Ingrid la visitaba con más frecuencia que Darío. A veces ella se escapaba de casa cuando Darío trabajaba hasta tarde y la veía divirtiéndose con sus nuevas amigas. Lamentablemente tenía un aspecto más avejentado y débil cada visita. Ingrid regresaba llorando después de visitarla, porque no le gustaba ver que ella estaba perdiendo las ganas de seguir viviendo. Los doctores a los que visitaron les dieron la noticia de que la enfermedad estaba muy avanzada y ya no se podía hacer más que darle medicamentos para calmar los síntomas, pero la enfermedad tarde o temprano acabaría por consumirla.
El atardecer en el parque, la madre de Darío veía a Ingrid como si fuera su propia hija, recordando que le había caído muy bien desde que la conoció. Ingrid siempre le había parecido una buena niña, callada y educada, pero también tan alegre como para contagiar con sus gestos pueriles.
La observaba sosteniendo su cono de helado al tiempo que sujetaba la mano de Darío, sonriendo mientras ambos veían a los niños correr de un jardín a otro.

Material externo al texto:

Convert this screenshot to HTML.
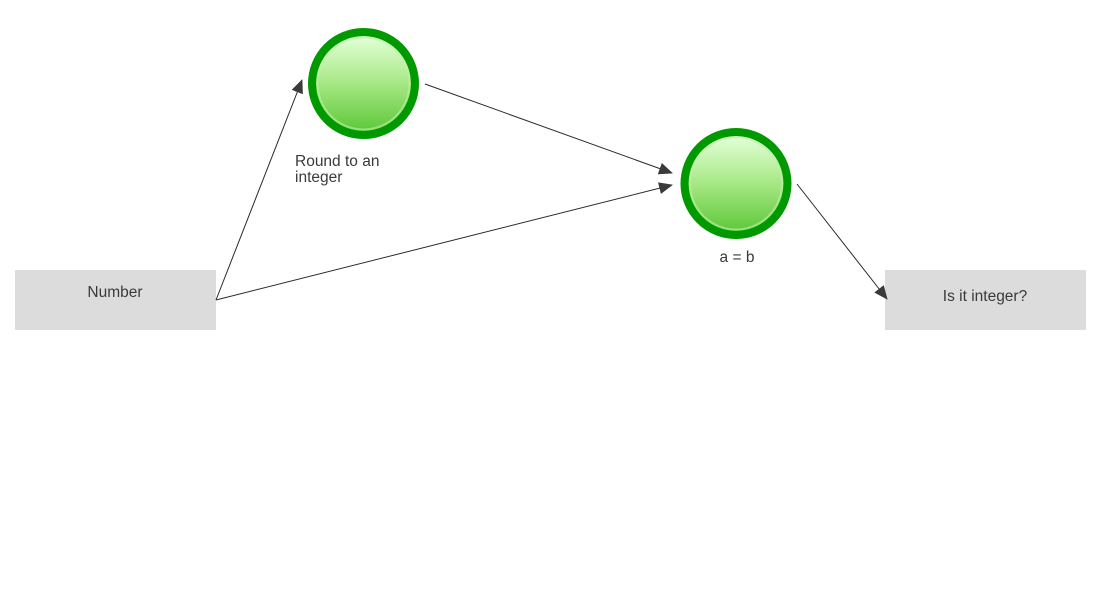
<!DOCTYPE html>
<html><head><meta charset="utf-8"><style>
html,body{margin:0;padding:0;background:#fff;width:1100px;height:600px;overflow:hidden}
svg{display:block}
text{font-family:"Liberation Sans",sans-serif;fill:#3a3a3a;font-size:15.5px}
</style></head><body>
<svg width="1100" height="600" viewBox="0 0 1100 600" xmlns="http://www.w3.org/2000/svg">
<defs>
<linearGradient id="g" x1="0" y1="0" x2="0" y2="1">
<stop offset="0" stop-color="#e4ffd8"/>
<stop offset="0.5" stop-color="#a6e884"/>
<stop offset="1" stop-color="#5ec83a"/>
</linearGradient>
<marker id="ah" viewBox="0 0 14 12" refX="13" refY="6" markerWidth="14" markerHeight="12" markerUnits="userSpaceOnUse" orient="auto">
<path d="M0,0 L14,6 L0,12 Z" fill="#3a3a3a"/>
</marker>
</defs>
<rect x="15" y="270" width="201" height="60" fill="#dcdcdc"/>
<rect x="885" y="270" width="201" height="60" fill="#dcdcdc"/>
<text x="115" y="297" text-anchor="middle">Number</text>
<text x="985" y="301" text-anchor="middle">Is it integer?</text>

<g stroke="#2a2a2a" stroke-width="1" fill="none">
<line x1="216" y1="300" x2="302" y2="80" marker-end="url(#ah)"/>
<line x1="216" y1="300" x2="672" y2="185" marker-end="url(#ah)"/>
<line x1="425" y1="84" x2="672" y2="173" marker-end="url(#ah)"/>
<line x1="797" y1="184" x2="887" y2="299" marker-end="url(#ah)"/>
</g>

<circle cx="363.5" cy="83.5" r="51.5" fill="#009900"/>
<circle cx="363.5" cy="83.5" r="47.5" fill="url(#g)"/>
<circle cx="363.5" cy="83.5" r="46" fill="none" stroke="#bff0a8" stroke-opacity="0.6" stroke-width="2"/>
<circle cx="363.5" cy="83.5" r="55.5" fill="none" stroke="#009900" stroke-width="0"/>
<circle cx="363.5" cy="83.5" r="51.5" fill="none" stroke="#009900" stroke-width="8"/>

<circle cx="736" cy="183.5" r="51.5" fill="#009900"/>
<circle cx="736" cy="183.5" r="47.5" fill="url(#g)"/>
<circle cx="736" cy="183.5" r="46" fill="none" stroke="#bff0a8" stroke-opacity="0.6" stroke-width="2"/>
<circle cx="736" cy="183.5" r="51.5" fill="none" stroke="#009900" stroke-width="8"/>

<text x="295" y="166">Round to an</text>
<text x="295" y="182">integer</text>
<text x="737" y="262" text-anchor="middle">a = b</text>
</svg>
</body></html>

Un hombre con una cámara se les acercó y habló con ellos un poco, después el hombre se acercó y le tomó la fotografía a la madre de Darío, después tomó una fotografía de ellos dos y al último una de los tres juntos. El fotógrafo le dió a Ingrid una tarjeta con su número y su dirección, prometiéndole que tendría las fotografías listas en un par de días. Aquella tarde llegó a su fin cuando la madre de Darío comenzó a sentirse mal. Darío cargó a su madre hasta el auto e Ingrid viajó junto a ella en el asiento trasero, preguntándole por anécdotas del asilo para hacerla pensar en otra cosa y tratar de desviar su atención del malestar. La madre de Darío no quería hablar sobre el asilo, quizá estaba cansada de que su vida, la misma vida que alguna vez le había pertenecido a la libertad, ahora le perteneciera a las mismas murallas en las que lamentablemente se sentía a salvo.